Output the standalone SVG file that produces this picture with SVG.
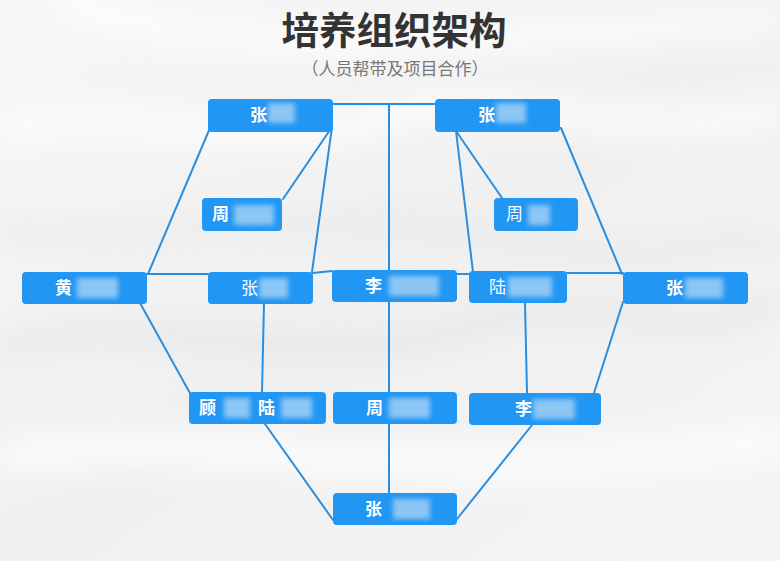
<svg xmlns="http://www.w3.org/2000/svg" width="780" height="561" viewBox="0 0 780 561">
<style>
.nd{fill:#2196f3;}
.t{fill:#fff;font-family:"Noto Sans CJK SC","Noto Sans",sans-serif;font-size:17px;font-weight:700;}
.r{font-weight:400;}
.blur{fill:#8cc6f5;filter:url(#bl);}
.cn line{stroke:#2a8ee0;stroke-width:2;stroke-linecap:round;}
</style>
<defs>
<filter id="bl" x="-30%" y="-30%" width="160%" height="160%"><feGaussianBlur stdDeviation="2.5"/></filter>
<filter id="bg" x="-10%" y="-10%" width="120%" height="120%"><feGaussianBlur stdDeviation="14"/></filter>
<linearGradient id="pg" x1="0" y1="0" x2="1" y2="1"><stop offset="0" stop-color="#f7f7f7"/><stop offset="0.5" stop-color="#f0f0f0"/><stop offset="1" stop-color="#f5f5f5"/></linearGradient>
</defs>
<rect width="780" height="561" fill="url(#pg)"/>
<g filter="url(#bg)" opacity="0.7">
<path d="M0 130 C120 100 250 160 380 120 S620 150 780 110" stroke="#ffffff" stroke-width="30" fill="none"/>
<path d="M0 350 C160 300 300 380 460 330 S680 360 780 300" stroke="#e4e4e4" stroke-width="22" fill="none"/>
<path d="M0 460 C200 420 420 500 780 440" stroke="#ffffff" stroke-width="36" fill="none"/>
<path d="M60 0 C200 60 500 40 780 20" stroke="#ffffff" stroke-width="30" fill="none"/>
<path d="M0 230 C140 250 330 200 520 240 S700 220 780 250" stroke="#e6e6e6" stroke-width="18" fill="none"/>
</g>
<g id="title">
<text x="394" y="44" text-anchor="middle" font-family="'Noto Sans CJK SC','Noto Sans',sans-serif" font-size="37.5" font-weight="700" fill="#333333">培养组织架构</text>
<text x="395" y="75" text-anchor="middle" font-family="'Noto Sans CJK SC','Noto Sans',sans-serif" font-size="17" fill="#777777">（人员帮带及项目合作）</text>
</g>
<g class="cn" id="connectors">
<line x1="333" y1="104" x2="435" y2="104"/>
<line x1="389" y1="104" x2="389" y2="493"/>
<line x1="210" y1="128" x2="148" y2="274"/>
<line x1="332" y1="127" x2="283" y2="199"/>
<line x1="332" y1="127" x2="312" y2="272"/>
<line x1="147" y1="274" x2="208" y2="274"/>
<line x1="313" y1="273" x2="332" y2="271"/>
<line x1="264" y1="303" x2="262" y2="392"/>
<line x1="140" y1="303" x2="191" y2="395"/>
<line x1="265" y1="424" x2="333" y2="520"/>
<line x1="532" y1="425" x2="457" y2="519"/>
<line x1="456" y1="131" x2="473" y2="272"/>
<line x1="456" y1="131" x2="502" y2="198"/>
<line x1="561" y1="128" x2="622" y2="274"/>
<line x1="457" y1="274" x2="469" y2="274"/>
<line x1="567" y1="273" x2="623" y2="273"/>
<line x1="525" y1="303" x2="527" y2="393"/>
<line x1="623" y1="302" x2="594" y2="393"/>
</g>
<g id="n-zhang-tl"><rect class="nd" x="208" y="99" width="125" height="33" rx="4"/><rect class="blur" x="268" y="103" width="27" height="20"/><text class="t" x="250" y="121">张</text></g>
<g id="n-zhou-l"><rect class="nd" x="202" y="198" width="80" height="33" rx="4"/><rect class="blur" x="234" y="205" width="40" height="20"/><text class="t" x="212" y="220">周</text></g>
<g id="n-huang"><rect class="nd" x="22" y="272" width="125" height="32" rx="4"/><rect class="blur" x="77" y="278" width="41" height="20"/><text class="t" x="55" y="294">黄</text></g>
<g id="n-zhang-m"><rect class="nd" x="208" y="272" width="105" height="32" rx="4"/><rect class="blur" x="259" y="278" width="29" height="20"/><text class="t r" x="241" y="294">张</text></g>
<g id="n-li-c"><rect class="nd" x="332" y="270" width="125" height="32" rx="4"/><rect class="blur" x="389" y="276" width="50" height="20"/><text class="t" x="365" y="292">李</text></g>
<g id="n-zhang-tr"><rect class="nd" x="435" y="99" width="125" height="33" rx="4"/><rect class="blur" x="496" y="103" width="30" height="20"/><text class="t" x="478" y="121">张</text></g>
<g id="n-zhou-r"><rect class="nd" x="494" y="198" width="84" height="33" rx="4"/><rect class="blur" x="528" y="205" width="22" height="20"/><text class="t r" x="506" y="220">周</text></g>
<g id="n-lu"><rect class="nd" x="469" y="271" width="98" height="32" rx="4"/><rect class="blur" x="508" y="277" width="44" height="20"/><text class="t r" x="489" y="293">陆</text></g>
<g id="n-zhang-r"><rect class="nd" x="623" y="272" width="125" height="32" rx="4"/><rect class="blur" x="685" y="278" width="38" height="20"/><text class="t" x="666" y="294">张</text></g>
<g id="n-gu-lu"><rect class="nd" x="189" y="392" width="137" height="32" rx="4"/><rect class="blur" x="224" y="398" width="26" height="20"/><rect class="blur" x="281" y="398" width="31" height="20"/><text class="t" x="199" y="414">顾</text><text class="t" x="258" y="414">陆</text></g>
<g id="n-zhou-b"><rect class="nd" x="333" y="392" width="124" height="32" rx="4"/><rect class="blur" x="389" y="398" width="41" height="20"/><text class="t" x="366" y="414">周</text></g>
<g id="n-li-b"><rect class="nd" x="469" y="393" width="132" height="32" rx="4"/><rect class="blur" x="533" y="399" width="42" height="20"/><text class="t" x="515" y="415">李</text></g>
<g id="n-zhang-b"><rect class="nd" x="333" y="493" width="124" height="32" rx="4"/><rect class="blur" x="393" y="499" width="37" height="20"/><text class="t" x="365" y="515">张</text></g>
</svg>
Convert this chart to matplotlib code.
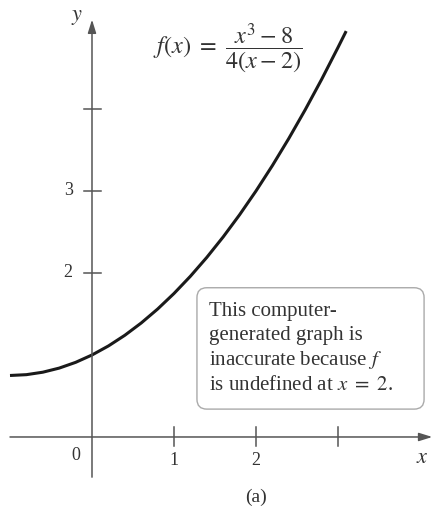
import matplotlib.pyplot as plt
from matplotlib.patches import FancyBboxPatch

plt.rcParams['font.family'] = ['Liberation Serif', 'DejaVu Serif']
plt.rcParams['mathtext.fontset'] = 'stix'

# points on y = f(x), sampled every 0.2
xs = [-1.0, -0.8, -0.6, -0.4, -0.2, 0.0, 0.2, 0.4, 0.6, 0.8, 1.0,
      1.2, 1.4, 1.6, 1.8, 2.0, 2.2, 2.4, 2.6, 2.8, 3.0, 3.1]
ys = [0.75, 0.76, 0.79, 0.84, 0.91, 1.0, 1.11, 1.24, 1.39, 1.56, 1.75,
      1.96, 2.19, 2.44, 2.71, 3.0, 3.31, 3.64, 3.99, 4.36, 4.75, 4.95]

x_ticks = [1, 2, 3]
x_tick_labels = ['1', '2', '']
y_ticks = [2, 3, 4]
y_tick_labels = ['2', '3', '']

ink = '#333333'
axis_col = '#555555'

fig = plt.figure(figsize=(4.34, 5.13), dpi=100)
ax = fig.add_axes([0, 0, 1, 1])
ax.set_xlim(-1.122, 4.171)
ax.set_ylim(-0.927, 5.329)
ax.axis('off')

# axes with arrow heads
ax.annotate('', xy=(4.15, 0), xytext=(-1.0, 0),
            arrowprops=dict(arrowstyle='-|>,head_length=0.8,head_width=0.25',
                            color=axis_col, lw=1.1, shrinkA=0, shrinkB=0))
ax.annotate('', xy=(0, 5.09), xytext=(0, -0.49),
            arrowprops=dict(arrowstyle='-|>,head_length=0.8,head_width=0.25',
                            color=axis_col, lw=1.1, shrinkA=0, shrinkB=0))

for t, lab in zip(x_ticks, x_tick_labels):
    ax.plot([t, t], [-0.11, 0.12], color=axis_col, lw=1.1)
    ax.text(t, -0.29, lab, ha='center', va='center', fontsize=13, color=ink)
for t, lab in zip(y_ticks, y_tick_labels):
    ax.plot([-0.1, 0.11], [t, t], color=axis_col, lw=1.1)
    ax.text(-0.29, t, lab, ha='center', va='center', fontsize=13, color=ink)

ax.text(-0.2, -0.23, '0', ha='center', va='center', fontsize=13, color=ink)
ax.text(4.03, -0.26, '$x$', ha='center', va='center', fontsize=16, color=ink)
ax.text(-0.18, 5.12, '$y$', ha='center', va='center', fontsize=16, color=ink)
ax.text(2.0, -0.73, '(a)', ha='center', va='center', fontsize=14, color=ink)

ax.plot(xs, ys, color='#1a1a1a', lw=2.2, solid_capstyle='butt')

ax.text(1.66, 4.74, r'$f(x)\ =\ \dfrac{x^3 - 8}{4(x - 2)}$',
        ha='center', va='center', fontsize=17.5, color=ink)

# note box
box = FancyBboxPatch((1.28, 0.34), 2.77, 1.48,
                     boxstyle='round,pad=0,rounding_size=0.12',
                     fc='white', ec='#aaaaaa', lw=1.0)
ax.add_patch(box)
note = ('This computer-\ngenerated graph is\n'
        'inaccurate because $f$\nis undefined at $x\\ =\\ 2$.')
ax.text(1.43, 1.08, note, ha='left', va='center', fontsize=15,
        linespacing=1.3, color=ink)

fig.savefig('out.png', dpi=100)
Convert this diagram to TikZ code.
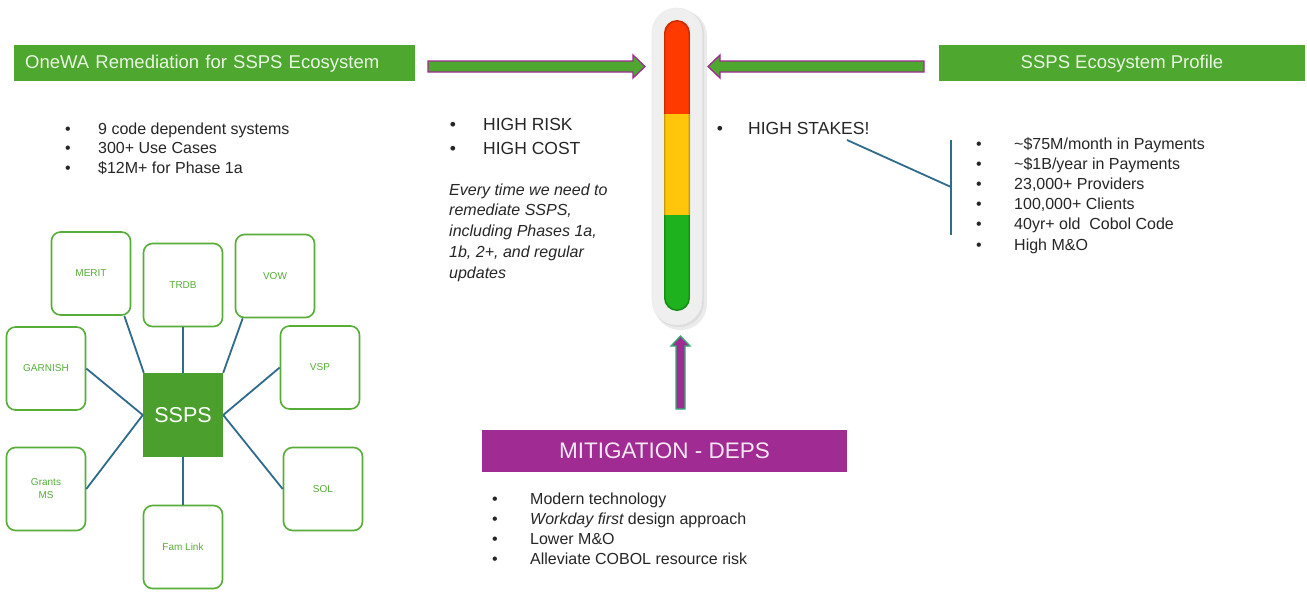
\documentclass[tikz,border=0pt]{standalone}
\usepackage{fontspec}
\setmainfont{Liberation Sans}
\definecolor{hdrgreen}{HTML}{4EA72E}
\definecolor{sysgreen}{HTML}{56AD38}
\definecolor{sspsgreen}{HTML}{4A9F2D}
\definecolor{hdrpurple}{HTML}{A02B93}
\definecolor{txt}{HTML}{262626}
\definecolor{spoke}{HTML}{2E6B8C}
\definecolor{hdrtext}{HTML}{EAF6E4}
\definecolor{mittext}{HTML}{F6E8F4}
\definecolor{arrowgreen}{HTML}{30B070}
\definecolor{gaugered}{HTML}{FF3A00}
\definecolor{gaugeyellow}{HTML}{FFC60B}
\definecolor{gaugegreen}{HTML}{1FB21F}
\definecolor{capsule}{HTML}{EFEFEF}
\begin{document}
\begin{tikzpicture}[x=1pt,y=-1pt,
  hdr/.style={fill=hdrgreen, text=hdrtext, inner sep=0pt, text height=13.5pt, text depth=3pt,
    font=\fontsize{18.5}{22}\selectfont},
  sys/.style={draw=sysgreen, line width=1.6pt, rounded corners=9pt, fill=white,
    minimum width=79pt, minimum height=83pt, inner sep=0pt, text=sysgreen,
    font=\fontsize{10}{13}\selectfont, align=center},
  bul/.style={anchor=base, inner sep=0pt, text=txt, font=\fontsize{16}{20}\selectfont},
  item/.style={anchor=base west, inner sep=0pt, text=txt, font=\fontsize{16}{20}\selectfont},
  bigbul/.style={bul, font=\fontsize{17.5}{22}\selectfont},
  bigitem/.style={item, font=\fontsize{17.5}{22}\selectfont},
  spk/.style={draw=spoke, line width=1.8pt},
  blk/.style={line width=1.3pt, line join=miter}
]
\useasboundingbox[fill=white] (0,0) rectangle (1307,592);

% headers
\node[hdr, anchor=west, minimum height=36pt, text width=379pt, inner xsep=11pt, align=left]
  (lhdr) at (14,63) {OneWA Remediation for SSPS Ecosystem};
\node[hdr, minimum width=366pt, minimum height=36pt] (rhdr) at (1122,63) {SSPS Ecosystem Profile};

% block arrows
\filldraw[blk, fill=hdrgreen, draw=hdrpurple]
  (428,61) -- (633,61) -- (633,55) -- (645,66.5) -- (633,78) -- (633,72) -- (428,72) -- cycle;
\filldraw[blk, fill=hdrgreen, draw=hdrpurple]
  (924,61) -- (720,61) -- (720,55) -- (708,66.5) -- (720,78) -- (720,72) -- (924,72) -- cycle;

% gauge
\fill[black, opacity=0.08, rounded corners=26pt] (654,10) rectangle (707,330);
\fill[black, opacity=0.06, rounded corners=25pt] (653,9) rectangle (704,327);
\filldraw[fill=capsule, draw=black!8, line width=0.6pt, rounded corners=25pt] (652,8) rectangle (702,325);
\begin{scope}
  \clip[rounded corners=13pt] (664,20) rectangle (690,311);
  \fill[gaugered] (664,20) rectangle (690,114);
  \fill[gaugeyellow] (664,114) rectangle (690,215);
  \fill[gaugegreen] (664,215) rectangle (690,311);
\end{scope}
\draw[black, opacity=0.22, line width=1.4pt, rounded corners=13pt] (664.7,20.7) rectangle (689.3,310.3);

% up arrow
\filldraw[blk, fill=hdrpurple, draw=arrowgreen]
  (676,409) -- (676,346) -- (671,346) -- (680.5,336) -- (690,346) -- (685,346) -- (685,409) -- cycle;

% mitigation header
\node[fill=hdrpurple, text=mittext, minimum width=365pt, minimum height=42pt, inner sep=0pt,
  font=\fontsize{22.5}{26}\selectfont] (mit) at (664.5,451) {MITIGATION - DEPS};

% left list
\foreach \t [count=\i] in {9 code dependent systems, 300+ Use Cases, \$12M+ for Phase 1a}{
  \node[bul] (lb\i) at (68,{134+19.5*(\i-1)}) {•};
  \node[item] (li\i) at (98,{134+19.5*(\i-1)}) {\t};
}

% high risk list
\foreach \t [count=\i] in {HIGH RISK, HIGH COST}{
  \node[bigbul] (rb\i) at (453,{130+24*(\i-1)}) {•};
  \node[bigitem] (ri\i) at (483,{130+24*(\i-1)}) {\t};
}
\foreach \t [count=\i] in {Every time we need to, {remediate SSPS,}, {including Phases 1a,}, {1b, 2+, and regular}, updates}{
  \node[item, font=\fontsize{16}{20}\selectfont\itshape] (it\i) at (449,{195+20.75*(\i-1)}) {\t};
}

% high stakes
\node[bigbul] (sb) at (720,134.5) {•};
\node[bigitem] (si) at (748,134.5) {HIGH STAKES!};
\coordinate (stk) at (847,140);
\coordinate (brtop) at (951,140);
\coordinate (brmid) at (951,187);
\coordinate (brbot) at (951,235);
\draw[spk] (stk) -- (brmid);
\draw[spk] (brtop) -- (brbot);

% profile list
\foreach \t [count=\i] in {{\textasciitilde\$75M/month in Payments}, {\textasciitilde\$1B/year in Payments}, {23,000+ Providers}, {100,000+ Clients}, {40yr+ old~ Cobol Code}, {High M\&O}}{
  \node[bul] (pb\i) at (979,{149+20.2*(\i-1)}) {•};
  \node[item] (pi\i) at (1014,{149+20.2*(\i-1)}) {\t};
}

% mitigation list
\foreach \t [count=\i] in {Modern technology, {{\itshape Workday first} design approach}, {Lower M\&O}, {Alleviate COBOL resource risk}}{
  \node[bul] (mb\i) at (495,{504+20*(\i-1)}) {•};
  \node[item] (mi\i) at (530,{504+20*(\i-1)}) {\t};
}

% hub and spokes
\node[fill=sspsgreen, minimum width=80pt, minimum height=84pt, inner sep=0pt, text=white,
  font=\fontsize{21.5}{24}\selectfont] (ssps) at (183,415) {SSPS};
\node[sys] (merit) at (91,273.5) {MERIT};
\node[sys] (trdb) at (183,285) {TRDB};
\node[sys] (vow) at (275,276) {VOW};
\node[sys] (garnish) at (46,368.5) {GARNISH};
\node[sys] (vsp) at (320,367.5) {VSP};
\node[sys] (grants) at (46,489) {Grants\\MS};
\node[sys] (sol) at (323,489) {SOL};
\node[sys] (fam) at (183,547) {Fam Link};

\draw[spk] ([xshift=-7pt]merit.south east) -- ([xshift=1pt]ssps.north west);
\draw[spk] (trdb.south) -- (ssps.north);
\draw[spk] ([xshift=8pt]vow.south west) -- (ssps.north east);
\draw[spk] (garnish.east) -- (ssps.west);
\draw[spk] (grants.east) -- (ssps.west);
\draw[spk] (vsp.west) -- (ssps.east);
\draw[spk] (sol.west) -- (ssps.east);
\draw[spk] (ssps.south) -- (fam.north);
\end{tikzpicture}
\end{document}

* * *

Which lines in the data above contain "standalone"? Show each one.

Output the standalone SVG file that produces this picture with SVG.
\documentclass[tikz,border=0pt]{standalone}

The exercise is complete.